The primary target is the recovered-task rate (RTR) conditioned on trajectories where the weak policy alone fails.
Empirical Results
Recovery and Causality
On LIBERO-Spatial across 700 paired task-seed rollouts (646 A-failing), AEGIS (B) achieved:
- RTR: 10.1% of weak-only failures recovered, compared to 4.6% for budget-matched-blind and 5.1% for random-trigger arms.
- Selectivity: Strong policy is active on only 38% of steps (“duty cycle”), matched in C and D control arms.
- Statistical significance: Paired McNemar contrasts show B significantly exceeds C (+5.4pp, p=8.5×10−6) and D (+5.0pp, p=1.0×10−4) after Holm-Bonferroni correction; 95% bootstrap CIs exclude zero.
- Early-window AUROC: 0.764 [0.70,0.84] for failure prediction on the first 30% of steps.
Controls for Compute and Difficulty
AEGIS’s improvement over C and D cannot be ascribed to increased compute: those arms spend the same budget, differing only in the timing of escalation. Within-stratum analyses confirm that gains stem from signal-driven selectivity, not difficulty distribution artifacts. Recovery-to-disruption ratio is maximized under AEGIS (6.5) versus C (1.8) or D (3.3), reflecting high action precision.
Computational Efficiency
AEGIS provides a compute-efficient solution: it achieves approximately twice the conditional recovered-task rate of the budget-matched controls, with only 44% of the always-on strong policy’s compute footprint. The always-strong policy provides a ceiling for recovery, but at 4.6× compute overhead.
Generalization and Robustness
Switching escalation to a different policy family (GR00T-N1.x) yields comparable gains, supporting the generalizability of the approach. Results are robust to simulator non-determinism and probe calibration parameters.
Theoretical and Practical Implications
AEGIS bridges a gap in the architecture of physical AI: it operationalizes policy-level metacognition, enabling policies to trigger external intervention before failures mature. The work empirically demonstrates the separation between accurate failure prediction and effective prevention. The selectivity enforced by cheap, internal probes enables resource-efficient deployment regimes, especially relevant as physical AI systems must operate within strict compute and latency constraints.
From a theoretical standpoint, this paper delivers evidence that scalar activations from internal states—read without altering the policy itself—encode sufficient information for actionable early warnings. The rigorous deployment of budget- and difficulty-matched controls sets a standard for causal inference in multi-policy, multi-stage robotic systems.

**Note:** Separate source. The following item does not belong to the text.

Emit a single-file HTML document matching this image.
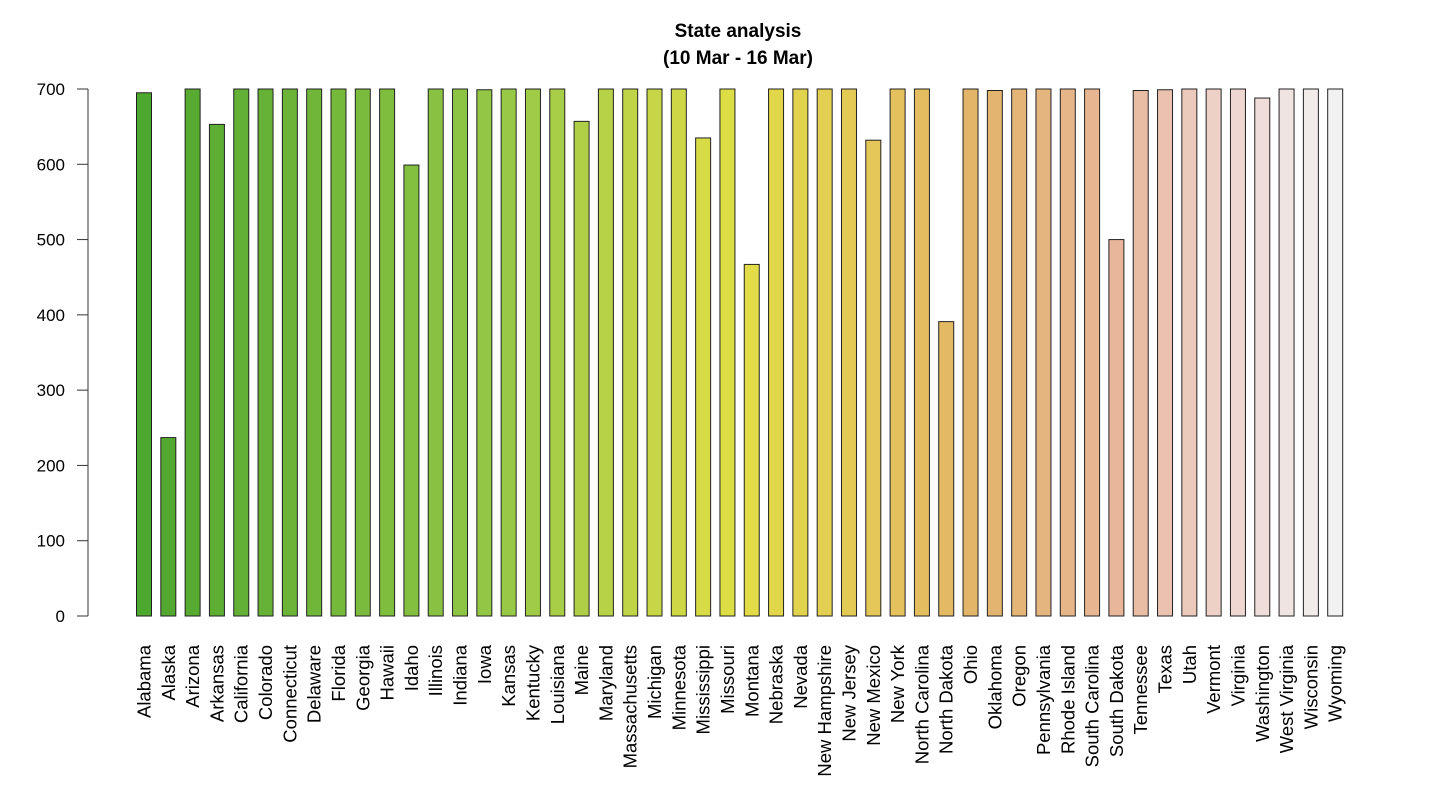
<!DOCTYPE html>
<html><head><meta charset="utf-8"><style>
body{margin:0;background:#fff;}
svg{display:block;font-family:"Liberation Sans",Arial,sans-serif;}
</style></head><body>
<svg id="chart" width="1434" height="791">
<text x="738" y="37" text-anchor="middle" font-weight="bold" font-size="19">State analysis</text>
<text x="738" y="64" text-anchor="middle" font-weight="bold" font-size="19">(10 Mar - 16 Mar)</text>
<g id="yaxis"></g>
<g id="bars"></g>
<g id="xlabels"></g>
</svg>
<script>
const states=["Alabama","Alaska","Arizona","Arkansas","California","Colorado","Connecticut","Delaware","Florida","Georgia","Hawaii","Idaho","Illinois","Indiana","Iowa","Kansas","Kentucky","Louisiana","Maine","Maryland","Massachusetts","Michigan","Minnesota","Mississippi","Missouri","Montana","Nebraska","Nevada","New Hampshire","New Jersey","New Mexico","New York","North Carolina","North Dakota","Ohio","Oklahoma","Oregon","Pennsylvania","Rhode Island","South Carolina","South Dakota","Tennessee","Texas","Utah","Vermont","Virginia","Washington","West Virginia","Wisconsin","Wyoming"];
const values=[695,237,700,653,700,700,700,700,700,700,700,599,700,700,699,700,700,700,657,700,700,700,700,635,700,467,700,700,700,700,632,700,700,391,700,698,700,700,700,700,500,698,699,700,700,700,688,700,700,700];
const yTicks=[0,100,200,300,400,500,600,700];
const NS="http://www.w3.org/2000/svg";
const y0=616,y700=89;
function yScale(v){return y0-(v/700)*(y0-y700);}
function xScale(i){return 136+i*24.31;}
const bw=15;
const stops=[[0,[78,167,46]],[0.3,[150,200,70]],[0.5,[225,222,70]],[0.62,[228,196,90]],[0.7,[226,180,105]],[0.82,[232,182,155]],[0.92,[238,215,210]],[1,[242,242,242]]];
function col(t){for(let k=1;k<stops.length;k++){if(t<=stops[k][0]){const a=stops[k-1],b=stops[k];const f=(t-a[0])/(b[0]-a[0]);return "rgb("+a[1].map((c,j)=>Math.round(c+(b[1][j]-c)*f)).join(",")+")";}}return "rgb(242,242,242)";}
const ya=document.getElementById('yaxis');
const ln=document.createElementNS(NS,'line');


ln.setAttribute('x1',88);ln.setAttribute('x2',88);ln.setAttribute('y1',yScale(0));ln.setAttribute('y2',yScale(700));ln.setAttribute('stroke','#333');ya.appendChild(ln);
yTicks.forEach(t=>{
 const tk=document.createElementNS(NS,'line');
 
 
 tk.setAttribute('x1',77);tk.setAttribute('x2',88);tk.setAttribute('y1',yScale(t));tk.setAttribute('y2',yScale(t));tk.setAttribute('stroke','#333');ya.appendChild(tk);
 const tx=document.createElementNS(NS,'text');
 
 
 tx.setAttribute('x',65);tx.setAttribute('y',yScale(t)+6);tx.setAttribute('text-anchor','end');tx.setAttribute('font-size','17');tx.textContent=t;ya.appendChild(tx);
});
const bg=document.getElementById('bars'),xl=document.getElementById('xlabels');
states.forEach((s,i)=>{
 const r=document.createElementNS(NS,'rect');
 
 
 r.setAttribute('x',xScale(i)+0.5);r.setAttribute('y',yScale(values[i]));r.setAttribute('width',bw);r.setAttribute('height',yScale(0)-yScale(values[i]));
 r.setAttribute('fill',col(i/(states.length-1)));r.setAttribute('stroke','#222');r.setAttribute('stroke-width','1');bg.appendChild(r);
 const cx=xScale(i)+bw/2+0.5;
 const t=document.createElementNS(NS,'text');
 
 
 t.setAttribute('transform','translate('+(cx+6.5)+',645) rotate(-90)');t.setAttribute('text-anchor','end');t.setAttribute('font-size','18.5');t.textContent=s;xl.appendChild(t);
});
</script>
</body></html>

Limitations and Future Directions
The effect size on the confirmatory suite is moderate, and gains attenuate on the hardest strata where even the escalated policy has little margin for recovery. The present focus is on a single benchmark, with further work necessary to examine transfer to real hardware and diverse policy architectures. Extending the escalation trigger with world-models or multi-level policy hierarchies is a promising future avenue, as is refining probe fusion for higher sensitivity and specificity.
Conclusion
AEGIS provides a principled, empirically-validated framework for runtime policy escalation in embodied AI. By coupling frozen-policy internal probing with conformal gating, it achieves significant recovery of impending failures while minimizing unnecessary compute expenditure. The methodology clarifies the operational distinction between prediction and intervention and foregrounds selectivity as the key resource for scalable, robust physical AI deployment. The approach and controls established here offer a foundation for future research exploring metacognitive, multi-policy coordination under tight resource constraints.